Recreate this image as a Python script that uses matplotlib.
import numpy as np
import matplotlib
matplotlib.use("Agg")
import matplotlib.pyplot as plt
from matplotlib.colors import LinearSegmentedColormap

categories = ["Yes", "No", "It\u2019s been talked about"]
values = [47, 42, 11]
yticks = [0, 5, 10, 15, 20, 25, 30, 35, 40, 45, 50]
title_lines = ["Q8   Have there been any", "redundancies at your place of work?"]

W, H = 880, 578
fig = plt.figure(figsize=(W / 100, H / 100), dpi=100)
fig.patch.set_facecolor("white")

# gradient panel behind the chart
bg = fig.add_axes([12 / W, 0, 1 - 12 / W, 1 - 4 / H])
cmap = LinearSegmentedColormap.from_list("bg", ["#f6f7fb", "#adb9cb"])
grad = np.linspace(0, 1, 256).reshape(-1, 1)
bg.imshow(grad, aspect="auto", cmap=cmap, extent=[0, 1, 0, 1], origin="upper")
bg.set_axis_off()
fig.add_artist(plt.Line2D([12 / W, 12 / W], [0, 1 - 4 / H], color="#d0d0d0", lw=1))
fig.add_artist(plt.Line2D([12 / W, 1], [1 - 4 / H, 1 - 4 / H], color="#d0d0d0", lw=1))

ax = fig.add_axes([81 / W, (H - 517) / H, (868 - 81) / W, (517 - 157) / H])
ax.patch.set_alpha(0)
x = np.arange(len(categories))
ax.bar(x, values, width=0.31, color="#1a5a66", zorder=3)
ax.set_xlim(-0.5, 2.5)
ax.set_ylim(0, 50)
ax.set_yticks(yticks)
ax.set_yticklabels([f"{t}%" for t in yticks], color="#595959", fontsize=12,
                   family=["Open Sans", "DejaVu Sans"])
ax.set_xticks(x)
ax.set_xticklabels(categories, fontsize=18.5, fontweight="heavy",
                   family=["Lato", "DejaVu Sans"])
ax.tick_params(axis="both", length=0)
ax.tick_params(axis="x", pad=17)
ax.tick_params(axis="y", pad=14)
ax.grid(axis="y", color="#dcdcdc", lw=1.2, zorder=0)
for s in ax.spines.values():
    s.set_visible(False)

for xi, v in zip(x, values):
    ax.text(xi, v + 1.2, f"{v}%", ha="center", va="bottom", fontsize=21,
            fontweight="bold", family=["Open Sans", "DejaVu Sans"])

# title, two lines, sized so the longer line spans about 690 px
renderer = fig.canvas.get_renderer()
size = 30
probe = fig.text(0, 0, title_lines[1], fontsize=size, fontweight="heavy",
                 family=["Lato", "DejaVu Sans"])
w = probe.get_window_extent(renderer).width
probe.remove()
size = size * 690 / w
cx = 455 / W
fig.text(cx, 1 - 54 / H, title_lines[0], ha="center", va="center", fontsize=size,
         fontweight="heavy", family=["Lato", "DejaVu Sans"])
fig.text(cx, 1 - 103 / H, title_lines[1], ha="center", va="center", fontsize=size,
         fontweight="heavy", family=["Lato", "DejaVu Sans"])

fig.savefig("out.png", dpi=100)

==

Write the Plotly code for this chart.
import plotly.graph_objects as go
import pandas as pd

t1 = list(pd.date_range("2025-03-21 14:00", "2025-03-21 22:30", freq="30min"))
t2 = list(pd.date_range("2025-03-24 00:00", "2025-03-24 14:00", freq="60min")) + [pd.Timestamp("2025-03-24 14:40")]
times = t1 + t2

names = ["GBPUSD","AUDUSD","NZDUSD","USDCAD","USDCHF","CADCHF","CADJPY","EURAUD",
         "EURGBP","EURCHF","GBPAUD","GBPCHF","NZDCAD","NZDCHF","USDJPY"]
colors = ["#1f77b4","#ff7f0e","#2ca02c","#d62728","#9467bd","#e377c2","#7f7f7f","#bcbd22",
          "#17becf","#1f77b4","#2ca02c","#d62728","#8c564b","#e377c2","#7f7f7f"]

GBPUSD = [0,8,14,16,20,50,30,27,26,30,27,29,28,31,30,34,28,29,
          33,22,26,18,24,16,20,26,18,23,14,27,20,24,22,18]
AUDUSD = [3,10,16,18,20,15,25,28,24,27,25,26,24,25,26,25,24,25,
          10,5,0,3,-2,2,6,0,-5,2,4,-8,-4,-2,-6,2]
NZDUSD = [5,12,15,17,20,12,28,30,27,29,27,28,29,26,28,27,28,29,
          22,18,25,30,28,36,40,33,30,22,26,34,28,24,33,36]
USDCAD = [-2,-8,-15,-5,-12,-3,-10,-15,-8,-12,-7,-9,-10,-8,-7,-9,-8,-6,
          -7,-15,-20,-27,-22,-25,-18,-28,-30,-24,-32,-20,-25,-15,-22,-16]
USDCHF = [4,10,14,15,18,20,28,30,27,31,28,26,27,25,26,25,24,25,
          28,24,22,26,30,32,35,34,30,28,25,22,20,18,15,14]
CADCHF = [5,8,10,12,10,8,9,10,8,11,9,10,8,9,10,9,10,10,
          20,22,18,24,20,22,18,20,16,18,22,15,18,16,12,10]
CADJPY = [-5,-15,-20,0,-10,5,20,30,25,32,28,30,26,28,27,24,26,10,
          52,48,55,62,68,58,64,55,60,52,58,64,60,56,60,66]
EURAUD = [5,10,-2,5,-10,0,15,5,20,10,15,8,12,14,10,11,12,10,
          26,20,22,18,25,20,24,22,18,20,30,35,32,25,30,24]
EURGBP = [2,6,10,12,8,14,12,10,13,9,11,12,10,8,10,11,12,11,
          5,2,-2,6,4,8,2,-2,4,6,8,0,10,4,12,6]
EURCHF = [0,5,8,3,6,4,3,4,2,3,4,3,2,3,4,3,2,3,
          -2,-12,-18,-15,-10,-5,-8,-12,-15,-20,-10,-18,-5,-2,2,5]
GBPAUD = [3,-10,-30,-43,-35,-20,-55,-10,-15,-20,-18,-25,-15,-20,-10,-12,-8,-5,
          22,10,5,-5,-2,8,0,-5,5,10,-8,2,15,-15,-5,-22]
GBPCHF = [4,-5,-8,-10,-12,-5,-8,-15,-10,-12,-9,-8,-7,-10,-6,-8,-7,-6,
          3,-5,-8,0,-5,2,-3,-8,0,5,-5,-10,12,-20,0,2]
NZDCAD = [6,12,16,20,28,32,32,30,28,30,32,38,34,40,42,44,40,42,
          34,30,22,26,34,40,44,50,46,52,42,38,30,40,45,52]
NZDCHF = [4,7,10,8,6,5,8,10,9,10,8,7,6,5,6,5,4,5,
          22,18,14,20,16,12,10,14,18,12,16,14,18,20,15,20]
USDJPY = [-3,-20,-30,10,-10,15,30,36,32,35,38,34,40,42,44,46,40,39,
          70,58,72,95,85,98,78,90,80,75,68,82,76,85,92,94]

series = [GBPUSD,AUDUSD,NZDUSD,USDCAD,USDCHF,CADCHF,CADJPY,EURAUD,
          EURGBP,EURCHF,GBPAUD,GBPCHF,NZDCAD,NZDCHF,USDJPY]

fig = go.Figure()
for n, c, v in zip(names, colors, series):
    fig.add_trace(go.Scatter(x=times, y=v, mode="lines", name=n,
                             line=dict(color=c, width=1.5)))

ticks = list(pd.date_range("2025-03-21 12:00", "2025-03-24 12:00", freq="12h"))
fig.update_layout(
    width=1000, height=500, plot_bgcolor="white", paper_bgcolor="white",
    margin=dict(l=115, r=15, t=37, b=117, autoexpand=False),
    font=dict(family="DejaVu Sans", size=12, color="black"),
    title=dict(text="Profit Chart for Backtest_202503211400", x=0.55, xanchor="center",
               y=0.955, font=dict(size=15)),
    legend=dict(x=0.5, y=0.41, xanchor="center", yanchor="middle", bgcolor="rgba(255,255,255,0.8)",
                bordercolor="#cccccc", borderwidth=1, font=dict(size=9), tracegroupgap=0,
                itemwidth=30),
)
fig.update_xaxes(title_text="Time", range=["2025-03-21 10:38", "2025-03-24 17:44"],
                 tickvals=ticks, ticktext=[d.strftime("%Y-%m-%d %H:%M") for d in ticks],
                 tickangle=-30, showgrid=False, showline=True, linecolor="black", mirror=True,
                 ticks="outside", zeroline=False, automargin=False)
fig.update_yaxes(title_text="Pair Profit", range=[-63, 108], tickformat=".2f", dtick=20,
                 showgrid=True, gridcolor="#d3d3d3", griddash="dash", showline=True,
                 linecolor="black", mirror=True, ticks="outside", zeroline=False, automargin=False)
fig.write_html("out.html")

**STATED GOAL:** Read through the entries and copy every line that includes "this".

**OUTPUT OF THE EXERCISE:**
Recreate this image as a Python script that uses matplotlib.
Write the Plotly code for this chart.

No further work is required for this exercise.